It’s so weird listening to Puppy. This band always seems to be wedged between two contradicting musical forms, that being a weird combination of Weezer-esque alternative rock and beefy heavy metal riffs. The novelty of hearing blazing Iron Maiden dual guitar leads over timid indie rock vocals may seem like something that would wear off quickly, if not turn many people off immediately, but consistently strong songwriting and dynamics make this band a strong contender for one of 2016’s best new rock acts. Or at least they have the potential to get there. Puppy haven’t released a full length LP yet, so it remains to be seen whether or not they can live up to what they’re shooting for. But with their self titled EP released a few months ago, the band showed their talent for epic yet intimate sounds.

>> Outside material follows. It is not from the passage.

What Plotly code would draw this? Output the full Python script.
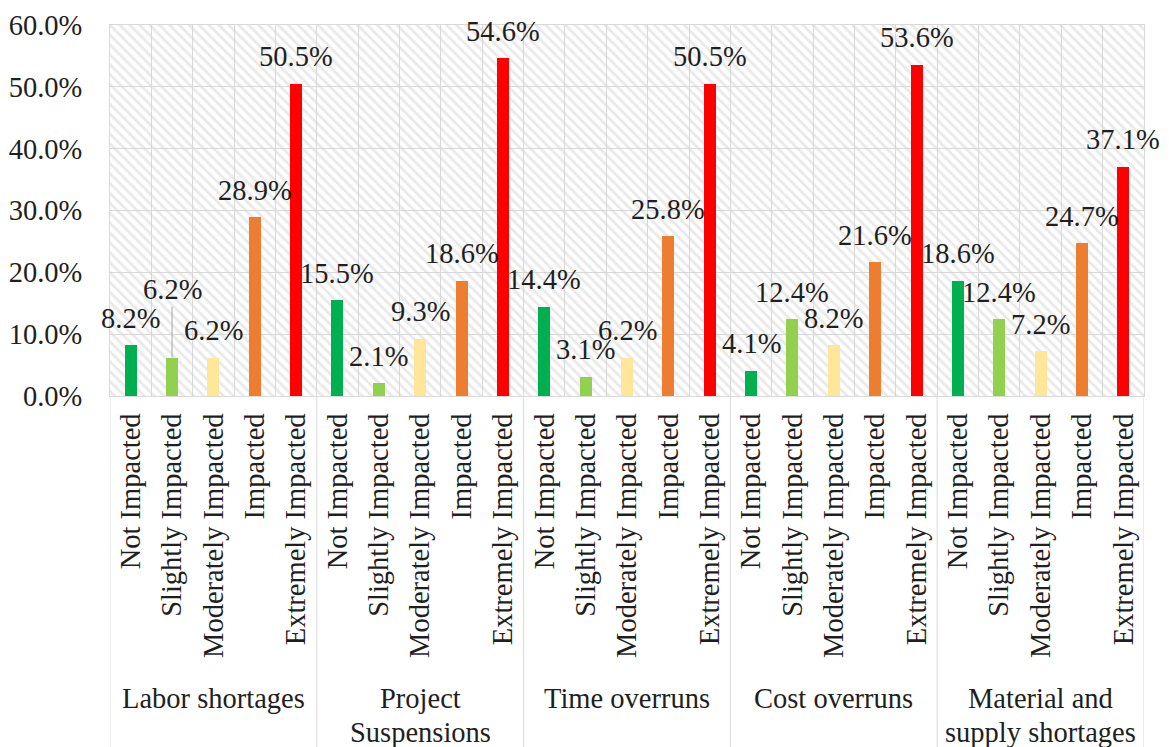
import plotly.graph_objects as go

# Impact categories (one bar each) inside every consequence group
levels = ["Not Impacted", "Slightly Impacted", "Moderately Impacted", "Impacted", "Extremely Impacted"]
groups = ["Labor shortages", "Project<br>Suspensions", "Time overruns",
          "Cost overruns", "Material and<br>supply shortages"]

# Share of respondents (%) per group, one list per impact level
not_impacted = [8.2, 15.5, 14.4, 4.1, 18.6]
slightly_impacted = [6.2, 2.1, 3.1, 12.4, 12.4]
moderately_impacted = [6.2, 9.3, 6.2, 8.2, 7.2]
impacted = [28.9, 18.6, 25.8, 21.6, 24.7]
extremely_impacted = [50.5, 54.6, 50.5, 53.6, 37.1]

series = [not_impacted, slightly_impacted, moderately_impacted, impacted, extremely_impacted]
colors = ["#00B050", "#92D050", "#FFE699", "#ED7D31", "#FF0000"]

Y_MAX = 60
FONT = "'Liberation Serif', 'Times New Roman', Tinos, 'DejaVu Serif', serif"
FS = 28.5
TXT = "#1f1f1f"
GRID = "#d9d9d9"
PLOT_H = 747 - 25 - 351  # plot-area height in px, for paper-space offsets

n_lv = len(levels)
n_slots = n_lv * len(groups)

fig = go.Figure()

# hatched plot background: one translucent patterned bar covering the whole area
fig.add_trace(go.Bar(
    x=[(n_slots - 1) / 2], y=[Y_MAX], width=[n_slots],
    marker=dict(color="rgba(0,0,0,0)", line=dict(width=0),
                pattern=dict(shape="\\", size=7, solidity=0.4,
                             fgcolor="#d4d4d4", fillmode="overlay")),
    hoverinfo="skip", showlegend=False,
))

annotations = []
for li, (name, vals, col) in enumerate(zip(levels, series, colors)):
    xs = [gi * n_lv + li for gi in range(len(groups))]
    fig.add_trace(go.Bar(x=xs, y=vals, width=0.29, name=name,
                         marker=dict(color=col, line=dict(width=0)),
                         showlegend=False))
    for gi, (x, v) in enumerate(zip(xs, vals)):
        lbl = f"{v:.1f}%"
        if gi == 0 and li == 1:
            # label lifted clear of its neighbours, tied back with a leader line
            annotations.append(dict(x=x, y=v, xref="x", yref="y", text=lbl,
                                    showarrow=True, arrowhead=0, arrowwidth=1,
                                    arrowcolor="#a6a6a6", ax=0, ay=-68, standoff=0,
                                    font=dict(family=FONT, size=FS, color=TXT)))
        else:
            annotations.append(dict(x=x, y=v, xref="x", yref="y", text=lbl,
                                    showarrow=False, yanchor="middle", yshift=27,
                                    font=dict(family=FONT, size=FS, color=TXT)))

# group names under the rotated level labels (multi-line names set line by line)
for gi, g in enumerate(groups):
    for k, line in enumerate(g.split("<br>")):
        annotations.append(dict(x=gi * n_lv + (n_lv - 1) / 2, y=-0.769 - k * 34 / PLOT_H,
                                xref="x", yref="paper", text=line, showarrow=False,
                                yanchor="top", xanchor="center",
                                font=dict(family=FONT, size=FS, color=TXT)))

# group separators running down through the category labels
shapes = []
for gi in range(len(groups) + 1):
    xb = gi * n_lv - 0.5
    shapes.append(dict(type="line", xref="x", yref="paper", x0=xb, x1=xb, y0=0, y1=-0.96,
                       line=dict(color=GRID, width=1)))

fig.update_layout(
    width=1169, height=747,
    margin=dict(l=110, r=25, t=25, b=351, autoexpand=False),
    paper_bgcolor="white", plot_bgcolor="white",
    barmode="overlay", bargap=0,
    font=dict(family=FONT, size=FS, color=TXT),
    annotations=annotations, shapes=shapes,
    showlegend=False,
)

fig.update_xaxes(
    range=[-0.5, n_slots - 0.5],
    tickmode="array", tickvals=list(range(n_slots)),
    ticktext=levels * len(groups), tickangle=-90,
    tickfont=dict(family=FONT, size=FS, color=TXT),
    ticks="", ticklabelstandoff=5,
    showgrid=False, zeroline=False,
    showline=True, linecolor=GRID, linewidth=1, mirror=True,
    minor=dict(tickmode="array", tickvals=[i - 0.5 for i in range(n_slots + 1)],
               showgrid=True, gridcolor=GRID, gridwidth=1, ticks=""),
    automargin=False,
)

fig.update_yaxes(
    range=[0, Y_MAX], dtick=10, tickformat=".1f", ticksuffix="%",
    tickfont=dict(family=FONT, size=FS, color=TXT),
    ticks="", ticklabelstandoff=21,
    showgrid=True, gridcolor=GRID, gridwidth=1, zeroline=False,
    showline=True, linecolor=GRID, linewidth=1, mirror=True,
    automargin=False,
)

fig.write_html("out.html")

That continues on the followup EP (or mini-album, whatever they’re calling it these days), Vol. II. Opening track “Entombed” busts out the band’s nastiest riff yet right out of the gate, going for a decidedly more sinister sound than I was expecting. It sort of reminds me of Swedish retro-metallers Ghost (or Ghost B.C. as they’re called in North America for copyright reasons), especially with the singer’s whispy vocals reminiscent of Papa Emeritus’ occult preach-singing. But the pattern still leads toward alternative more than metal in this case. This pattern continues for most of this batch of songs, with each track featuring big riffs and even bigger choruses. It’s a formula, sure, but they nail it each time, so it doesn’t really matter if Puppy stick to what they’re good at, especially this early in their catalogue. It all takes a turn for the depressing with the final track “Here At Home”, a dirge so bleak that I wonder for the singer’s safety. Seriously, it makes “Exit Music (For a Film)” sound like “Walking On Sunshine”.
This type of genre-roullette often comes off as heavily contrived, but the naturalistic production on Vol. II keeps everything sludgy and earthy rather than shiny and slick. That’s not to say it’s sounds like it was recorded inside a potato like some obscure second-wave black metal band recorded in a Norwegian basement, but there isn’t any drum triggering or vocal tuning here either so that’s a huge plus in my book. I hear an actual acoustic space in this recording, unlike so many modern metal records. This is key to the EP’s aesthetic. It’s a fine balance of gritty rock and pop melodies in a twenty-something minute slice.
Honestly there’s really not much else to say about this one. It’s a quick, highly enjoyable listen and I look forward to whatever this band has in store for us.